McNab: It was just good fun and certainly as a kid, as a teenager, that's what I thought it would all be like and it was only when I started my time at Special Air Service that I realised how boring it all is.

Bodie: I am like a fine piece of machinery, I need lubrication.

Doyle: Yeah and too much lubrication and that fine piece of machinery might end up with a bullet up its crankcase.

McPhail: Doyle was for the sensitive woman and Bodie was the piece of rough, I think.

Julia (from 'Close Quarters'): You're crazy, crazy.

Collins: I was more, a bull in a china shop. Which you know, didn't show off my finer points I felt.

Clemens: Bodie screwed anything that wasn't nailed down. But Martin actually in a couple of episodes was quite tender. I think Martin was the softer character in that sense.

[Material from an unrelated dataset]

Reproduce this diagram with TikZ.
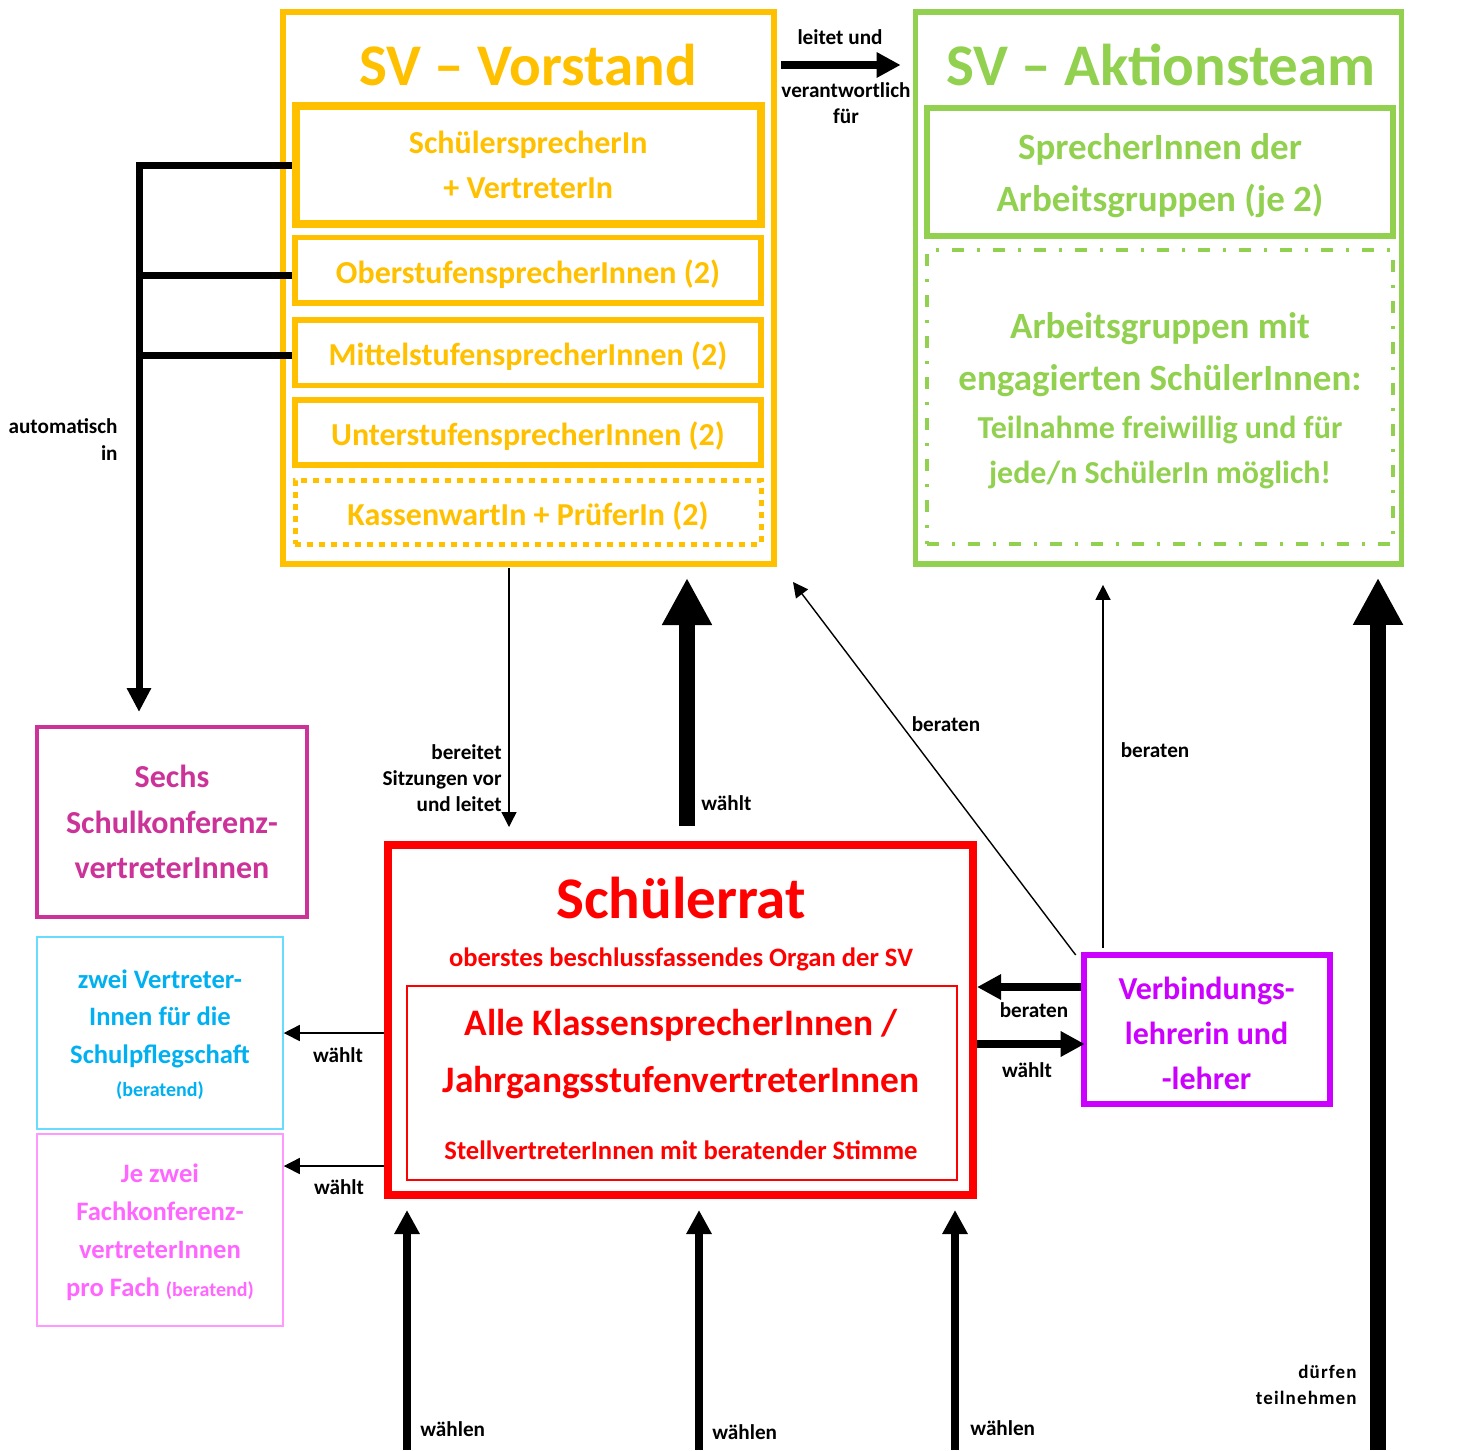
\documentclass[tikz,border=0pt]{standalone}
\usepackage{fontspec}
\setmainfont{Carlito}
\newfontfamily\spacedfont[LetterSpace=6]{Carlito}
\usetikzlibrary{arrows.meta,calc}
\definecolor{svyellow}{HTML}{FFC000}
\definecolor{svgreen}{HTML}{92D050}
\definecolor{svred}{HTML}{FF0000}
\definecolor{svmag}{HTML}{CC3399}
\definecolor{svcyan}{HTML}{00B0F0}
\definecolor{svcyanl}{HTML}{66DDFF}
\definecolor{svpink}{HTML}{FF66FF}
\definecolor{svpinkl}{HTML}{FF99FF}
\definecolor{svpurple}{HTML}{CC00FF}
\newcommand\fsz[2]{\fontsize{#1}{#2}\selectfont}
\begin{document}
\begin{tikzpicture}[x=0.5pt,y=-0.5pt,
  box/.style={draw, inner sep=0pt, align=center},
  txt/.style={align=center, inner sep=0pt},
  lbl/.style={text=black, font=\bfseries\fsz{10.6}{13}, inner sep=0pt, align=center},
  arrS/.style={line width=0.7pt, -{Triangle[length=7.5pt,width=7.5pt]}},
  arrM/.style={line width=4pt, -{Triangle[length=12pt,width=12pt]}},
  arrXL/.style={line width=8pt, -{Triangle[length=23.5pt,width=23.5pt]}},
  autol/.style={line width=3.5pt},
  ybox/.style={box, draw=svyellow, text=svyellow, line width=2.75pt, minimum width=233pt, font=\bfseries\fsz{16}{22.5}, text height=15pt, text depth=2pt},
  title/.style={font=\bfseries\fsz{29.5}{35}, inner sep=0pt}
]
\useasboundingbox (0,0) rectangle (1475,1450);

% ---------- SV Vorstand ----------
\node[box, draw=svyellow, line width=3pt, minimum width=245.5pt, minimum height=276pt] (vorstand) at (528.5,288) {};
\node[title, text=svyellow] (vtitle) at (528,65) {SV – Vorstand};
\node[box, draw=svyellow, text=svyellow, line width=4pt, minimum width=232.75pt, minimum height=59pt, font=\bfseries\fsz{16}{22.5}] (schsp) at (528.25,165) {SchülersprecherIn\\+ VertreterIn};
\node[ybox, minimum height=32.75pt] (ober) at (528,270) {OberstufensprecherInnen (2)};
\node[ybox, minimum height=32.75pt] (mittel) at (528,352.75) {MittelstufensprecherInnen (2)};
\node[ybox, minimum height=32.5pt] (unter) at (528,432.5) {UnterstufensprecherInnen (2)};
\node[ybox, line width=2.5pt, dash pattern=on 3pt off 3pt, minimum height=32pt] (kasse) at (528,512) {KassenwartIn + PrüferIn (2)};

% ---------- SV Aktionsteam ----------
\node[box, draw=svgreen, line width=2.85pt, minimum width=243pt, minimum height=276pt] (aktion) at (1158.5,288) {};
\node[title, text=svgreen] (atitle) at (1161,65) {SV – Aktionsteam};
\node[box, draw=svgreen, line width=3pt, minimum width=233pt, minimum height=64pt] (agsp) at (1160,172) {};
\node[txt, text=svgreen, font=\bfseries\fsz{18.5}{26}] (agspt) at (1160,176) {SprecherInnen der\\Arbeitsgruppen (je 2)};
\node[box, draw=svgreen, line width=1.7pt, dash pattern=on 6pt off 6.5pt on 1.5pt off 6.5pt, minimum width=233pt, minimum height=147pt] (ag) at (1160,397) {};
\node[txt, text=svgreen, font=\bfseries\fsz{18.5}{26}] (agt1) at (1160,355) {Arbeitsgruppen mit\\engagierten SchülerInnen:};
\node[txt, text=svgreen, font=\bfseries\fsz{16}{22.5}] (agt2) at (1160,452.5) {Teilnahme freiwillig und für\\jede/n SchülerIn möglich!};

% ---------- Schuelerrat ----------
\node[box, draw=svred, line width=4pt, minimum width=292.5pt, minimum height=175pt] (rat) at (680.5,1020) {};
\node[title, text=svred] (rtitle) at (681,898) {Schülerrat};
\node[txt, text=svred, font=\bfseries\fsz{13.3}{16}] (rsub) at (681,959) {oberstes beschlussfassendes Organ der SV};
\node[box, draw=svred, line width=1pt, minimum width=275pt, minimum height=97pt] (klasse) at (682,1083) {};
\node[txt, text=svred, font=\bfseries\fsz{18.7}{28.5}] (kt) at (681,1054.5) {Alle KlassensprecherInnen /\\JahrgangsstufenvertreterInnen};
\node[txt, text=svred, font=\bfseries\fsz{13.3}{16}] (kst) at (681,1150.5) {StellvertreterInnen mit beratender Stimme};

% ---------- left boxes ----------
\node[box, draw=svmag, text=svmag, line width=2pt, minimum width=135pt, minimum height=95.25pt, font=\bfseries\fsz{16}{22.75}] (sechs) at (172,822) {Sechs\\Schulkonferenz-\\vertreterInnen};
\node[box, draw=svcyanl, line width=0.75pt, minimum width=123pt, minimum height=96pt] (zwei) at (160,1033) {};
\node[txt, text=svcyan, font=\bfseries\fsz{13.3}{18.75}] (zt) at (160,1018.5) {zwei Vertreter-\\Innen für die\\Schulpflegschaft};
\node[txt, text=svcyan, font=\bfseries\fsz{10}{12}] (zb) at (160,1091) {(beratend)};
\node[box, draw=svpinkl, line width=0.75pt, minimum width=123pt, minimum height=96pt] (je) at (160,1230) {};
\node[txt, text=svpink, font=\bfseries\fsz{13.3}{19}] (jet) at (160,1232) {Je zwei\\Fachkonferenz-\\vertreterInnen\\pro Fach {\fsz{10}{12}(beratend)}};

% ---------- Verbindungslehrer ----------
\node[box, draw=svpurple, line width=3pt, minimum width=122.9pt, minimum height=74.5pt] (verb) at (1206.6,1029.5) {};
\node[txt, text=svpurple, font=\bfseries\fsz{16}{22.5}] (verbt) at (1206.6,1033.5) {Verbindungs-\\lehrerin und\\-lehrer};

% ---------- connectors ----------
% leitet und verantwortlich fuer
\draw[arrM] ($(vorstand.east |- vtitle)+(4,0)$) -- ($(aktion.west |- vtitle)+(-12,0)$);
\node[lbl] (l1) at (840,37) {leitet und};
\node[lbl] (l2) at (846,103) {verantwortlich\\für};

% automatisch in
\coordinate (autotip) at (139,712);
\draw[autol, line join=miter, -{Triangle[length=12pt,width=11.5pt]}] (schsp.west) -| (autotip);
\draw[autol] ($(ober.west)+(0,5)$) coordinate (o1) -- (o1 -| autotip);
\draw[autol] ($(mittel.west)+(0,2.25)$) coordinate (m1) -- (m1 -| autotip);
\node[lbl, anchor=east, align=right, font=\bfseries\fsz{10.6}{13.5}] (l3) at (118,440) {automatisch\\in};

% bereitet Sitzungen vor
\draw[arrS] ($(vorstand.south)+(-19.5,1)$) -- ($(rat.north)+(-171.5,-14)$);
\node[lbl, anchor=east, align=right] (l4) at (502,778) {bereitet\\Sitzungen vor\\und leitet};

% Schuelerrat waehlt Vorstand
\draw[arrXL] ($(rat.north)+(6.5,-15)$) -- ($(vorstand.south)+(158.5,11)$);
\node[lbl, anchor=west] (l5) at (701,803) {wählt};

% Verbindungslehrer beraten Vorstand
\draw[arrS] ($(verb.north west)+(-5,3)$) -- ($(vorstand.south east)+(16,15)$);
\node[lbl] (l6) at (946,724) {beraten};

% Verbindungslehrer beraten Aktionsteam
\draw[arrS] ($(verb.north)+(-103.6,-4)$) coordinate (vb) -- ($(vb |- aktion.south)+(0,18)$);
\node[lbl] (l7) at (1155,750) {beraten};

% beraten / waehlt between Rat and Verbindungslehrer
\draw[arrM] ($(verb.west)+(0,-42.5)$) coordinate (b1) -- (b1 -| rat.east);
\node[lbl] (l8) at (1034,1010) {beraten};
\coordinate (b2) at ($(verb.west)+(0,14.5)$);
\draw[arrM] (b2 -| rat.east) -- ($(b2)+(4,0)$);
\node[lbl] (l9) at (1027,1070) {wählt};

% Rat waehlt left boxes
\draw[arrS, line width=0.75pt, -{Triangle[length=8pt,width=8pt]}] (rat.west |- zwei.east) -- (zwei.east);
\node[lbl] (l10) at (338,1055) {wählt};
\coordinate (j1) at ($(je.east)+(0,-64)$);
\draw[arrS, line width=0.75pt, -{Triangle[length=8pt,width=8pt]}] (rat.west |- j1) -- (j1);
\node[lbl] (l11) at (339,1187) {wählt};

% waehlen (bottom)
\coordinate (w1) at (407,1450);
\coordinate (w2) at (699,1450);
\coordinate (w3) at (955,1450);
\draw[arrM] (w1) -- ($(w1 |- rat.south)+(0,11)$);
\draw[arrM] (w2) -- ($(w2 |- rat.south)+(0,11)$);
\draw[arrM] (w3) -- ($(w3 |- rat.south)+(0,11)$);
\node[lbl, anchor=west] (l12) at (420,1429) {wählen};
\node[lbl, anchor=west] (l13) at (712,1432) {wählen};
\node[lbl, anchor=west] (l14) at (970,1428) {wählen};

% duerfen teilnehmen
\coordinate (dt) at (1378,1450);
\draw[arrXL] (dt) -- ($(dt |- aktion.south)+(0,11)$);
\node[lbl, anchor=east, align=right, font=\spacedfont\bfseries\fsz{9.5}{13}] (l15) at (1357,1385) {dürfen\\teilnehmen};
\end{tikzpicture}
\end{document}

Jill Haydon (from 'When the Heat Cools Off'): Oh Ray.

Narrator: It was this tender side that give academics and TV types the notion that there may be a love that dare not speak it's name betwixt the bosom buddies.

Doyle: Do you know what they've made of us, eh? Well it frightens me to death Bodie.

Montage of clips to the soundtrack of 'I've got you babe'.

Shaw: I must say I hadn't spotted that. I hadn't spotted it until they did er the spoof on The Professionals, The Bullshitters.

Bodie lookalike: I thought I'd lost you, Ralph.

They start rolling around in the dirt together.

Clemens: Nowadays, any… any two guys get together, there are certain people who interpret it their way. Er it was never intended though. If there is, then they're divorced.

Shaw: When we got stressed and fatigued, we would… we would fall out and sometimes we fell out major.

Clip of Doyle hitting Bodie.

Collins: He was my senior and still is by one year, sorry Martin and em, you know so I always had sort of a junior admiration of his abilities and still do.

Doyle: Yeah.

Narrator: The series ended in 1983, since then Martin Shaw has gone on to star in numerous roles in TV and Theatre…

Shaw: Keep it off, keep it off boy, airbrakes. You've done it, you've done it boy.

Narrator: and em, Lewis Collins hasn't really. However time to address the burning question. Who was the hardest? Here's some expert analysis.

Courtney: I think it's a man thing em, but you always attributed the hardest one who had the short haircut. Wouldn't you? You know a bit Spartacus-y, you know he always… he looked the harder.

McNab: I think if it was between Bodie and Doyle, em er running in a team with me, it would have to be Bodie without a doubt. I think Bodie came across more hard than Doyle, I was always sort of suspicious of the curly hair cut.

Shaw: Neither of us are hard believe me, neither of us are really hard men.

Doyle: You dumb crud, what took you so long.

Bodie: You look terrible.

Shaw: Now the sort of fan hysteria has almost completely died out, what you're getting is a kind of warm feeling of people being retrospective about their youth, and that's always… that's always sweet, very pristine.